India: Cooking fires poisoning the air we breathe, says govt study

Every year, 1 million people — among them at least 100,000 children – die prematurely in India because of the simple act of cooking, the Institute of Health Metrics and Evaluation’s latest study says.

Ambient air pollution kills 627,426, road accidents 273,835 and complications from inadequate sanitation cause 111,624 deaths.

Cooking with polluting fuel constitutes a significant health and environmental hazard, indoor air pollution affecting more Indians than residents of any country. A major, though under-reported, source of this is cooking on open fires and traditional chullhas. Fumes from household cooking fires trigger up to 30% of fine-particulate ambient pollution, a government study shows.
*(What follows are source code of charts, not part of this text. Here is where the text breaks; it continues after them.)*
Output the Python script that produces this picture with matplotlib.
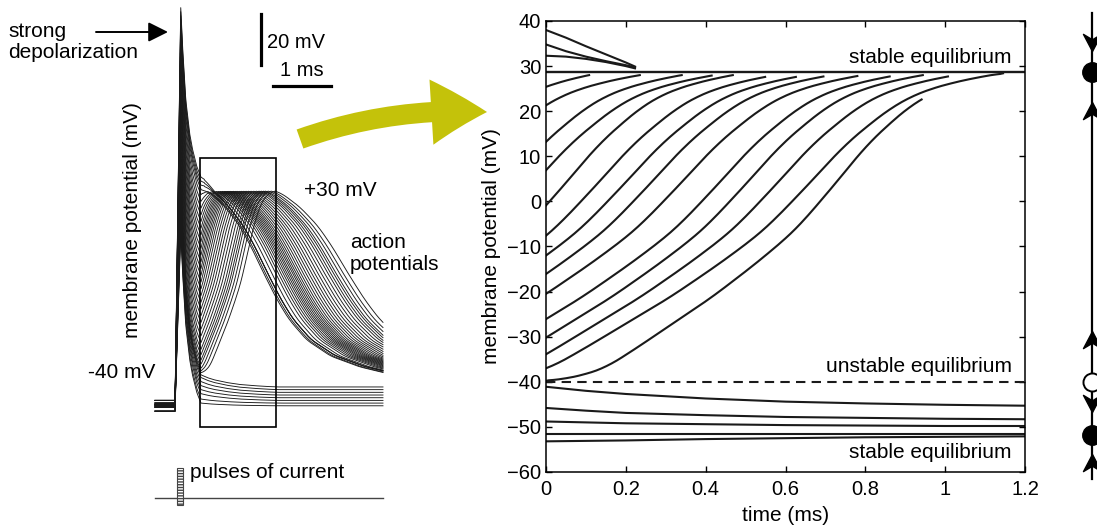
import numpy as np
import matplotlib
matplotlib.use('Agg')
import matplotlib.pyplot as plt
from matplotlib.patches import Rectangle, FancyArrowPatch
from matplotlib.path import Path

plt.rcParams['font.family'] = ['Liberation Sans', 'DejaVu Sans']

W, H = 1097, 531
ink = '#1a1a1a'

# ---- middle panel data (mV vs ms) ----
# slowest rising trajectory
master_t = [0, 0.05, 0.098, 0.152, 0.219, 0.319, 0.419, 0.519, 0.561, 0.611, 0.645,
            0.728, 0.812, 0.879, 0.92, 0.96, 1.0, 1.05, 1.1, 1.14, 1.17]
master_v = [-39.8, -39.3, -38.4, -36.8, -33.1, -27.2, -21.3, -14.6, -11.6, -7.9, -5.0,
            3.5, 12.5, 18.0, 21.0, 23.2, 24.8, 26.2, 27.3, 28.0, 28.5]

# rising curves: start value, end time, end value
rise_start = [25.4, 21.3, 13.2, 6.9, -0.9, -7.6, -12.0, -16.1, -20.5, -26.1, -30.2, -33.9, -37.0, -39.8]
rise_end_t = [0.108, 0.235, 0.340, 0.415, 0.468, 0.549, 0.626, 0.695, 0.780, 0.861, 0.944, 1.007, 1.145, 0.941]
rise_end_v = [28.0, 28.0, 28.0, 27.9, 28.0, 27.6, 27.6, 27.7, 27.8, 27.7, 28.0, 27.7, 28.4, 22.6]

# curves above the upper equilibrium
up_t = [0, 0.05, 0.1, 0.15, 0.2, 0.223]
up_v1 = [38.0, 36.3, 34.4, 32.6, 30.8, 29.9]
up_v2 = [34.8, 33.3, 32.1, 31.1, 30.2, 29.7]
up_v3 = [32.3, 32.1, 31.6, 30.9, 30.0, 29.5]

# curves below the unstable equilibrium
low_t = [0, 0.1, 0.2, 0.4, 0.6, 0.8, 1.0, 1.2]
low_v1 = [-41.1, -42.0, -42.7, -43.7, -44.4, -44.8, -45.1, -45.3]
low_v2 = [-45.8, -46.4, -46.9, -47.4, -47.8, -48.0, -48.2, -48.3]
low_v3 = [-48.8, -49.0, -49.2, -49.4, -49.6, -49.7, -49.8, -49.8]
low_v4 = [-51.5, -51.5, -51.5, -51.5, -51.5, -51.5, -51.5, -51.5]
low_v5 = [-53.2, -53.1, -53.0, -52.7, -52.5, -52.3, -52.2, -52.1]

stable_hi = 28.7
unstable = -40
x_ticks = [0, 0.2, 0.4, 0.6, 0.8, 1.0, 1.2]
x_tick_labels = ['0', '0.2', '0.4', '0.6', '0.8', '1', '1.2']
y_ticks = [-60, -50, -40, -30, -20, -10, 0, 10, 20, 30, 40]

# ---- left panel data (same units, box = 0..1.2 ms, -60..40 mV) ----
left_supra = [33.0, 31.5, 30.0, 28.5, 26.5, 24.0, 21.5, 19.0, 16.5, 14.0, 11.5, 9.0,
              6.5, 4.0, 1.5, -1.0, -3.5, -6.0, -8.5, -11.0, -13.5, -16.0, -18.5, -21.0,
              -23.5, -26.0, -28.5, -31.0, -33.0, -35.0, -36.5, -38.0, -39.0, -39.7]
left_sub = [-40.5, -41.5, -43.0, -44.5, -46.0, -47.5, -49.5, -51.0]
left_sub_end = [-45.0, -46.0, -47.0, -48.0, -49.0, -50.0, -51.0, -52.0]
rest_levels = [-50.0, -51.5, -52.0, -52.5, -54.0, -51.0]
# fall of the strong spike (normalised), action potential fall (mV below plateau)
spike_s = [0, 0.1, 0.25, 0.45, 0.59, 0.8, 1.0]
spike_g = [1, 0.75, 0.455, 0.25, 0.16, 0.06, 0]
ap_t = [0, 0.2, 0.5, 0.8, 1.04, 1.3, 1.58, 1.83, 2.2, 2.7, 3.3, 4.0]
ap_v = [0, -1.5, -6.5, -13.5, -21.2, -31, -40.9, -48.3, -56, -62, -66, -69]
up_norm = [1, 0.82, 0.62, 0.42, 0.23, 0.1, 0.03, 0]
up_norm_t = [0, 0.05, 0.1, 0.15, 0.2, 0.3, 0.4, 0.6]
sub_norm = [0, 0.23, 0.40, 0.63, 0.79, 0.88, 0.95, 1.0]


def fxy(x, y):
    return x / W, 1 - y / H


def smooth(v, n):
    # running mean, only to round off the corners between read points
    pad = np.concatenate([[v[0]] * (n // 2), v, [v[-1]] * (n // 2)])
    return np.convolve(pad, np.ones(n) / n, mode='valid')


# finer, rounded copy of the read trajectory
m_t = np.arange(0, 1.1701, 0.005)
m_v = smooth(np.interp(m_t, master_t, master_v), 15)
m_v[0], m_v[-1] = master_v[0], master_v[-1]
ap_tf = np.arange(0, 4.0001, 0.01)
ap_vf = smooth(np.interp(ap_tf, ap_t, ap_v), 21)
ap_vf[0] = 0

fig = plt.figure(figsize=(W / 100, H / 100), dpi=100)

# ================= left panel =================
axL = fig.add_axes([150 / W, 0, 240 / W, 1])
axL.set_xlim(-0.8057, 2.9858)
axL.set_ylim(-98.55, 98.85)
axL.axis('off')

t_end = 2.875
t_pre = np.array([-0.727, -0.41])
t_spk = np.linspace(-0.32, 0, 30)
t_post = np.linspace(0, t_end, 400)
e27 = np.interp(27.0, m_v, m_t)


def pre_part(v0, r):
    p = min(96.0, v0 + 63.0)
    g = np.interp((t_spk + 0.32) / 0.32, spike_s, spike_g)
    tt = np.concatenate([t_pre, t_spk])
    vv = np.concatenate([[r, r], v0 + (p - v0) * g])
    return tt, vv


for i, v0 in enumerate(left_supra):
    r = rest_levels[i % len(rest_levels)]
    if v0 >= stable_hi:
        rise = stable_hi + (v0 - stable_hi) * np.interp(t_post, up_norm_t, up_norm)
        t_on = 0.05
    else:
        s = np.interp(v0, m_v, m_t)
        rise = np.interp(s + t_post, m_t, m_v)
        t_on = max(e27 - s, 0.0)
    rate = 1.32 - 0.27 * min(t_on, 1.1) / 1.1
    fall = np.interp(rate * (t_post - t_on), ap_tf, ap_vf)
    tt, vv = pre_part(v0, r)
    axL.plot(np.concatenate([tt, t_post]), np.concatenate([vv, rise + fall]),
             color=ink, lw=0.65)

for i, (v0, v1) in enumerate(zip(left_sub, left_sub_end)):
    r = rest_levels[(i + 2) % len(rest_levels)]
    sub = v0 + (v1 - v0) * np.interp(t_post, low_t, sub_norm)
    tt, vv = pre_part(v0, r)
    axL.plot(np.concatenate([tt, t_post]), np.concatenate([vv, sub]), color=ink, lw=0.65)

axL.add_patch(Rectangle((-0.01, -60), 1.2, 100, fill=False, lw=1.2, ec='k', zorder=5))

# pulses of current
axL.plot([-0.727, t_end], [-86.3, -86.3], color='#444444', lw=1.0)
axL.add_patch(Rectangle((-0.379, -88.9), 0.095, 13.8, fc='white', ec='#444444',
                        lw=0.8, hatch='------', zorder=5))

fig.text(*fxy(8, 42), 'strong\ndepolarization', fontsize=15, ha='left', va='center',
         linespacing=1.15)
fig.add_artist(FancyArrowPatch(fxy(96, 32), fxy(168, 32), transform=fig.transFigure,
                               arrowstyle='-|>,head_length=0.4,head_width=0.2',
                               mutation_scale=30, lw=1.4, color='k',
                               shrinkA=0, shrinkB=0))
fig.add_artist(plt.Line2D([260.5 / W] * 2, [1 - 14 / H, 1 - 65 / H], lw=2.3, color='k'))
fig.add_artist(plt.Line2D([273 / W, 331 / W], [1 - 86 / H] * 2, lw=2.3, color='k'))
fig.text(*fxy(267, 42), '20 mV', fontsize=14.5, ha='left', va='center')
fig.text(*fxy(302, 70), '1 ms', fontsize=14.5, ha='center', va='center')
fig.text(*fxy(304, 190), '+30 mV', fontsize=15, ha='left', va='center')
fig.text(*fxy(350, 253), 'action\npotentials', fontsize=15, ha='left', va='center',
         linespacing=1.2)
fig.text(*fxy(155, 372), '-40 mV', fontsize=15, ha='right', va='center')
fig.text(*fxy(133, 220), 'membrane potential (mV)', fontsize=15, ha='center',
         va='center', rotation=90)
fig.text(*fxy(190, 473), 'pulses of current', fontsize=15, ha='left', va='center')

# yellow arrow
fig.add_artist(FancyArrowPatch(fxy(300, 139), fxy(487, 112), transform=fig.transFigure,
                               connectionstyle='arc3,rad=-0.1',
                               arrowstyle='simple,tail_width=1.45,head_width=4.7,head_length=4.0',
                               mutation_scale=10, color='#c4c20a', lw=0,
                               shrinkA=0, shrinkB=0))

# ================= middle panel =================
axM = fig.add_axes([546 / W, 1 - 472 / H, 479 / W, 451 / H])
for v in [up_v1, up_v2, up_v3]:
    axM.plot(up_t, v, color=ink, lw=1.5)
axM.plot([0, 1.2], [stable_hi, stable_hi], color=ink, lw=1.7)
for v0, te, ve in zip(rise_start, rise_end_t, rise_end_v):
    s = np.interp(v0, m_v, m_t)
    e = np.interp(ve, m_v, m_t)
    k = (e - s) / te
    tt = np.linspace(0, te, 150)
    axM.plot(tt, np.interp(s + k * tt, m_t, m_v), color=ink, lw=1.5)
axM.plot([0, 1.2], [unstable, unstable], color=ink, lw=1.5, ls=(0, (4.5, 3)))
for v in [low_v1, low_v2, low_v3, low_v4, low_v5]:
    axM.plot(low_t, v, color=ink, lw=1.5)

axM.text(1.167, 31.9, 'stable equilibrium', fontsize=15, ha='right', va='center')
axM.text(1.167, -36.6, 'unstable equilibrium', fontsize=15, ha='right', va='center')
axM.text(1.167, -55.7, 'stable equilibrium', fontsize=15, ha='right', va='center')

axM.set_xlim(0, 1.2)
axM.set_ylim(-60, 40)
axM.set_xticks(x_ticks)
axM.set_xticklabels(x_tick_labels)
axM.set_yticks(y_ticks)
axM.tick_params(direction='in', top=True, right=True, length=4, width=1,
                labelsize=14.5, colors='k')
axM.tick_params(axis='x', pad=6)
for sp in axM.spines.values():
    sp.set_linewidth(1.1)
axM.set_xlabel('time (ms)', fontsize=15, labelpad=5)
axM.set_ylabel('membrane potential (mV)', fontsize=15, labelpad=4)

# ================= phase line =================
axP = fig.add_axes([1070 / W, 1 - 472 / H, 27 / W, 451 / H])
axP.set_xlim(0, 1)
axP.set_ylim(-60, 40)
axP.axis('off')
xp = 0.815
axP.plot([xp, xp], [41.8, -61.6], color='k', lw=1.6, clip_on=False)
up_arrow = Path([(0, 0.5), (-0.5, -0.45), (0, -0.15), (0.5, -0.45), (0, 0.5)],
                [Path.MOVETO, Path.LINETO, Path.LINETO, Path.LINETO, Path.CLOSEPOLY])
down_arrow = Path([(0, -0.5), (-0.5, 0.45), (0, 0.15), (0.5, 0.45), (0, -0.5)],
                  [Path.MOVETO, Path.LINETO, Path.LINETO, Path.LINETO, Path.CLOSEPOLY])
arrows_up = [20.0, -30.8, -57.9]
arrows_down = [35.4, -44.8]
stable_pts = [stable_hi, -51.7]
unstable_pts = [unstable]
axP.plot([xp] * len(arrows_up), arrows_up, ls='none', marker=up_arrow, ms=13,
         color='k', clip_on=False)
axP.plot([xp] * len(arrows_down), arrows_down, ls='none', marker=down_arrow, ms=13,
         color='k', clip_on=False)
axP.plot([xp] * len(stable_pts), stable_pts, ls='none', marker='o', ms=14,
         color='k', clip_on=False)
axP.plot([xp] * len(unstable_pts), unstable_pts, ls='none', marker='o', ms=13,
         mfc='white', mec='k', mew=1.4, clip_on=False)

fig.savefig('out.png', dpi=100)
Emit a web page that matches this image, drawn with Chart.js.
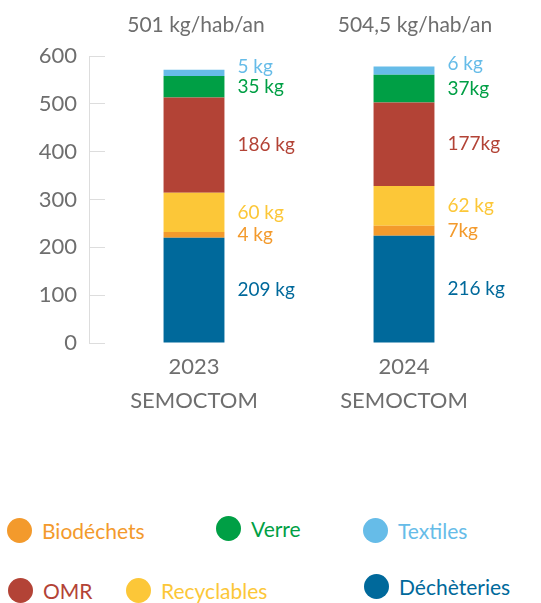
<!DOCTYPE html>
<html lang="fr">
<head>
    <meta charset="UTF-8">
    <title>Tonnages SEMOCTOM</title>
    <script src="https://cdn.jsdelivr.net/npm/chart.js"></script>
    <style>
        body {
            font-family: Lato, "Open Sans", sans-serif;
            background-color: #ffffff;
            margin: 0;
            padding: 0;
        }

        .page {
            position: relative;
            width: 541px;
            height: 603px;
            overflow: hidden;
        }

        .chart-box {
            position: absolute;
            left: 0;
            top: 0;
            width: 541px;
            height: 440px;
        }

        .legende-item {
            position: absolute;
            display: flex;
            align-items: center;
            font-size: 21px;
            white-space: nowrap;
        }

        .legende-item .rond {
            width: 25px;
            height: 25px;
            border-radius: 50%;
            margin-right: 10px;
        }
    </style>
</head>
<body>

    <div class="page">
        <div class="chart-box">
            <canvas id="graficoTonnages"></canvas>
        </div>
        <div id="legende"></div>
    </div>

    <script>
        // catégories (axe x)
        const annees = [['2023', 'SEMOCTOM'], ['2024', 'SEMOCTOM']];
        const totaux = ['501 kg/hab/an', '504,5 kg/hab/an'];

        const dechetteries = [220, 224];
        const biodechets = [12, 21];
        const recyclables = [82, 83];
        const omr = [199, 175];
        const verre = [45, 58];
        const textiles = [13, 17];

        // étiquettes affichées à droite des barres
        const txtDechetteries = ['209 kg', '216 kg'];
        const txtBiodechets = ['4 kg', '7kg'];
        const txtRecyclables = ['60 kg', '62 kg'];
        const txtOmr = ['186 kg', '177kg'];
        const txtVerre = ['35 kg', '37kg'];
        const txtTextiles = ['5 kg', '6 kg'];

        const series = [
            { nom: 'Déchèteries', data: dechetteries, txt: txtDechetteries, couleur: '#00699b' },
            { nom: 'Biodéchets', data: biodechets, txt: txtBiodechets, couleur: '#f39a2c' },
            { nom: 'Recyclables', data: recyclables, txt: txtRecyclables, couleur: '#fcc738' },
            { nom: 'OMR', data: omr, txt: txtOmr, couleur: '#b34336' },
            { nom: 'Verre', data: verre, txt: txtVerre, couleur: '#009f45' },
            { nom: 'Textiles', data: textiles, txt: txtTextiles, couleur: '#66bce8' }
        ];

        // ordre et placement de la légende
        const legendeOrdre = ['Biodéchets', 'Verre', 'Textiles', 'OMR', 'Recyclables', 'Déchèteries'];
        const legendePos = [[7, 532], [216, 530], [363, 532], [8, 592], [126, 592], [364, 588]];

        const grisTexte = '#6e6e6e';

        const etiquettes = {
            id: 'etiquettes',
            afterDatasetsDraw(chart) {
                const ctx = chart.ctx;
                ctx.save();
                ctx.textBaseline = 'middle';
                ctx.textAlign = 'left';
                ctx.font = '19px Lato';
                chart.data.datasets.forEach((ds, i) => {
                    const meta = chart.getDatasetMeta(i);
                    meta.data.forEach((bar, j) => {
                        let y = (bar.y + bar.base) / 2;
                        if (i === chart.data.datasets.length - 1) y = bar.y - 3;
                        ctx.fillStyle = ds.backgroundColor;
                        ctx.fillText(series[i].txt[j], bar.x + bar.width / 2 + 13, y);
                    });
                });
                // totaux au-dessus
                const meta0 = chart.getDatasetMeta(0);
                ctx.textAlign = 'center';
                ctx.font = '21px Lato';
                ctx.fillStyle = grisTexte;
                meta0.data.forEach((bar, j) => {
                    ctx.fillText(totaux[j], bar.x + (j === 1 ? 11 : 2), 25);
                });
                ctx.restore();
            }
        };

        const ctx = document.getElementById('graficoTonnages').getContext('2d');
        new Chart(ctx, {
            type: 'bar',
            data: {
                labels: annees,
                datasets: series.map(s => ({
                    label: s.nom,
                    data: s.data,
                    backgroundColor: s.couleur,
                    borderWidth: 0,
                    barPercentage: 0.29,
                    categoryPercentage: 1
                }))
            },
            options: {
                responsive: true,
                maintainAspectRatio: false,
                animation: false,
                layout: {
                    padding: { top: 56, right: 32, left: 0, bottom: 0 }
                },
                plugins: {
                    legend: { display: false },
                    tooltip: { enabled: false }
                },
                scales: {
                    x: {
                        stacked: true,
                        grid: { display: false },
                        border: { display: false },
                        ticks: {
                            color: grisTexte,
                            padding: -1,
                            font: { family: 'Lato', size: 22, lineHeight: 1.55 }
                        },
                        afterFit(s) { s.height = 97; }
                    },
                    y: {
                        stacked: true,
                        min: 0,
                        max: 600,
                        ticks: {
                            stepSize: 100,
                            color: grisTexte,
                            padding: 28,
                            font: { family: 'Lato', size: 22 }
                        },
                        grid: {
                            drawOnChartArea: false,
                            tickLength: -16,
                            color: '#dddddd'
                        },
                        border: { color: '#dddddd' },
                        afterFit(s) { s.width = 89; }
                    }
                }
            },
            plugins: [etiquettes]
        });

        // légende HTML
        const legende = document.getElementById('legende');
        legendeOrdre.forEach((nom, k) => {
            const s = series.find(x => x.nom === nom);
            const item = document.createElement('div');
            item.className = 'legende-item';
            item.style.left = legendePos[k][0] + 'px';
            item.style.top = (legendePos[k][1] - 14) + 'px';
            item.style.color = s.couleur;
            item.innerHTML = '<span class="rond" style="background:' + s.couleur + '"></span>' + nom;
            legende.appendChild(item);
        });
    </script>
</body>
</html>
According to the Global Alliance for Clean Cook stoves, a public-private partnership hosted by the UN Foundation, 3 billion people the world over rely on biomass as primary sources of cooking and heating. Indians are worst hit, for more than 70% of the population lives in its vast rural stretches.  More than 4 million premature deaths happen around the world because of air pollution, roughly 25% of these in India, the Global Burden of Disease study, 2012. says.    Indoor pollution can trigger pulmonary and respiratory disorders in women and children under five, including pneumonia, cancer, and chronic obstructive pulmonary disease. Other hazards include adverse pregnancy outcomes (low birth weight), cardiovascular diseases and cataracts, not to mention burns.

Every day, 780 million Indians use traditional chulhas to cook. Millions of girls and women live in energy scarcity without access to clean cooking fuels. Women spend long hours gathering wood, twigs, and cow dung. Travelling distances in search of fuel puts rural women at safety risks.
Cooking emissions are a leading source of harmful black carbon, according to a study by Dr Veerabhadran Ramanathan of the University of California at San Diego, and can hit agricultural production.

Research shows adoption of cleaner, efficient cooking methods and fuels help reduce negative impacts to health and environment. So why don’t these stoves and fuels reach homes? That’s because people simply aren’t aware.
“India has the capacity and innovation to be a global leader in developing clean cook stoves and fuels — at the government level and in the private sector,” said Radha Muthiah, CEO of the Global Alliance for Clean Cook stoves.

To address the issue, the global community met at the Cook Stoves Future Summit in New York last November to discuss scaling up cleaner cooking solutions. Delegates outlined solutions to build momentum around research, standards, manufacturing, distribution and finance, including in India.
Politicians and policy-makers are fostering programmes to improve lives of Indians. But with government attention and support from private and non-profit sectors, one public health initiative shows promise in helping Indian families: A clean cooking movement.

Such a movement should include not only efforts to develop and distribute stoves that burn local biomass cleanly, but also efforts to expand clean fuel use. Solutions exist and the government should include Clean Air as part of Swachh Bharat Abhiyan.